• Stored rows:
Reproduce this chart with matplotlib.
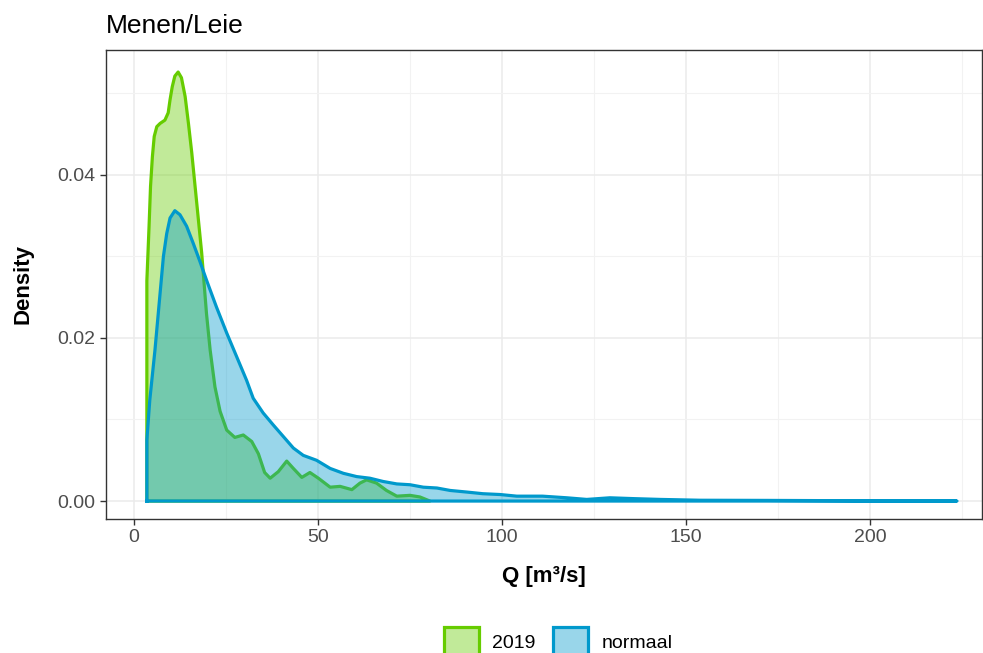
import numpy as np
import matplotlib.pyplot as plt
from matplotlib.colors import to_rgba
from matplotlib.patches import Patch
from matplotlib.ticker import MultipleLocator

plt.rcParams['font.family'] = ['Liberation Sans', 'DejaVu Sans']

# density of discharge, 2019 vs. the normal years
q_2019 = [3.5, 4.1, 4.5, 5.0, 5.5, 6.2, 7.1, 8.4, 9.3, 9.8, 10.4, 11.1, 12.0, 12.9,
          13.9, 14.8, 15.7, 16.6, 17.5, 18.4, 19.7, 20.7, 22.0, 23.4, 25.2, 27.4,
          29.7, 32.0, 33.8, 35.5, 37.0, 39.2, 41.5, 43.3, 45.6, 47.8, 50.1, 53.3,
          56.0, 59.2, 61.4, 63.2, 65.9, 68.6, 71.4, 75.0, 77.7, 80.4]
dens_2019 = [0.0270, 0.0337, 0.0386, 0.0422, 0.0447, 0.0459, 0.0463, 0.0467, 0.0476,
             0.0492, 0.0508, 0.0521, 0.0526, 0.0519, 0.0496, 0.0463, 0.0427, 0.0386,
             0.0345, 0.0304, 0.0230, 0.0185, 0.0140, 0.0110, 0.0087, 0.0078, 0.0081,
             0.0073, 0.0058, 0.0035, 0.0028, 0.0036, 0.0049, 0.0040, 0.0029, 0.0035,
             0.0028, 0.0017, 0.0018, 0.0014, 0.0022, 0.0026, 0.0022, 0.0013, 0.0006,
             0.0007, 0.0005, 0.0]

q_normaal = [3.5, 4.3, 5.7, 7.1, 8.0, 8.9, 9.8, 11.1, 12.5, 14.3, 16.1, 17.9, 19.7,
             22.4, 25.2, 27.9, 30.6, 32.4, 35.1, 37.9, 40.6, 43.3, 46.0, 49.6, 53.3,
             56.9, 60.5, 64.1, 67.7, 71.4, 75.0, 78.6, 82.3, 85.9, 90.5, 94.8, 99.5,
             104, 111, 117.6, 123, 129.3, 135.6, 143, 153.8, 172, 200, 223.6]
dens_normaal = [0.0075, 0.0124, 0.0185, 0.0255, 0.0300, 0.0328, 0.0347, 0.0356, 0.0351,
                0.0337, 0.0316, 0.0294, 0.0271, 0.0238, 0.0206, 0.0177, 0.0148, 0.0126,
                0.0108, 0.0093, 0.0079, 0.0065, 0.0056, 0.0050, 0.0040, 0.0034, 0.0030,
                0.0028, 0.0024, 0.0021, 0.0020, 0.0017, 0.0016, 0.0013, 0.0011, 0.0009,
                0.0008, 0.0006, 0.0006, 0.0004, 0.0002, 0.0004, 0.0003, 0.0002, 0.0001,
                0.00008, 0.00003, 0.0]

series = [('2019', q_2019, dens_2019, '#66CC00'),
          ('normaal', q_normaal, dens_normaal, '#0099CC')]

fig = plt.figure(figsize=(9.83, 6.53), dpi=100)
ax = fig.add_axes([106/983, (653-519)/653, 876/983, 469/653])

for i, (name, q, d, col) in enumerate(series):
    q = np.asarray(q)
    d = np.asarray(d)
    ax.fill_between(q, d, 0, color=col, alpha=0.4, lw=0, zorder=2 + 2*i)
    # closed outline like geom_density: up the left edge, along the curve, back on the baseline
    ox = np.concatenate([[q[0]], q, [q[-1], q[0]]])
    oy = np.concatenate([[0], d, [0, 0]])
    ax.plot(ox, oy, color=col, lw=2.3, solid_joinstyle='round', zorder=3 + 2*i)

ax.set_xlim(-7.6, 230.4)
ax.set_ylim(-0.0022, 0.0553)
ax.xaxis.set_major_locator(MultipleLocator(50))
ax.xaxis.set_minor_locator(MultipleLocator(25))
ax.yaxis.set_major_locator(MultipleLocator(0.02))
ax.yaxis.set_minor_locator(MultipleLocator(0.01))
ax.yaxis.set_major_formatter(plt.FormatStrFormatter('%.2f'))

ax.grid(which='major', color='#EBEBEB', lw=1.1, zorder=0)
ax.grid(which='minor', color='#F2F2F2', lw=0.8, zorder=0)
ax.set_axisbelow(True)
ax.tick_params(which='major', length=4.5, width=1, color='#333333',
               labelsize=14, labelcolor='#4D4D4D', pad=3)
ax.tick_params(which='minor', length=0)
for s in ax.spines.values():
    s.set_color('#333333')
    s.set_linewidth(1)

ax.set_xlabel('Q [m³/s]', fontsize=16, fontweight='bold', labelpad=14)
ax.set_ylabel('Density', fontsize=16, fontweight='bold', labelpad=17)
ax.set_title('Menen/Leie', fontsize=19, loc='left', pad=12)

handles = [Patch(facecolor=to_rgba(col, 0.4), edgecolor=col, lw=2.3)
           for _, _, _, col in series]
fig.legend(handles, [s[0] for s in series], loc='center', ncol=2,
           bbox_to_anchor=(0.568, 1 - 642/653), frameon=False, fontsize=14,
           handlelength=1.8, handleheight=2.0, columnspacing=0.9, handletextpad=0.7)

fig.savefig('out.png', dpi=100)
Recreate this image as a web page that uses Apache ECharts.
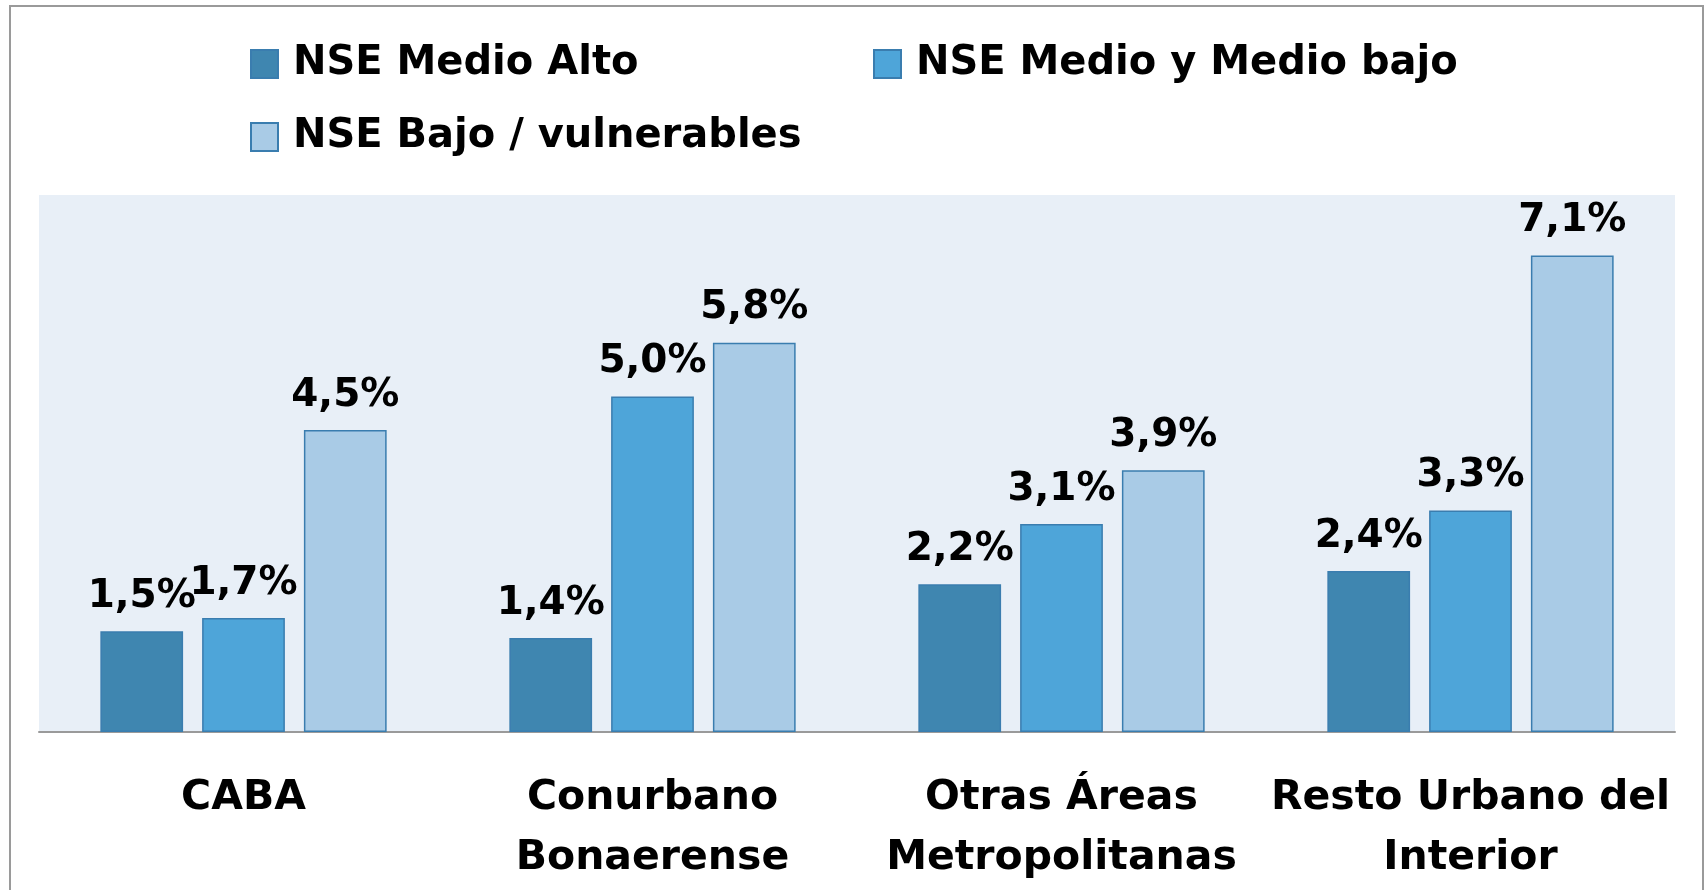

• Direction:
Restate each line from the start of the listing through the line bearing "plt.rcParams['font.family'] = ['Liberation" word for word. Drop the pictures.

• Solution for this problem:
Reproduce this chart with matplotlib.
import numpy as np
import matplotlib.pyplot as plt
from matplotlib.colors import to_rgba
from matplotlib.patches import Patch
from matplotlib.ticker import MultipleLocator

plt.rcParams['font.family'] = ['Liberation Sans', 'DejaVu Sans']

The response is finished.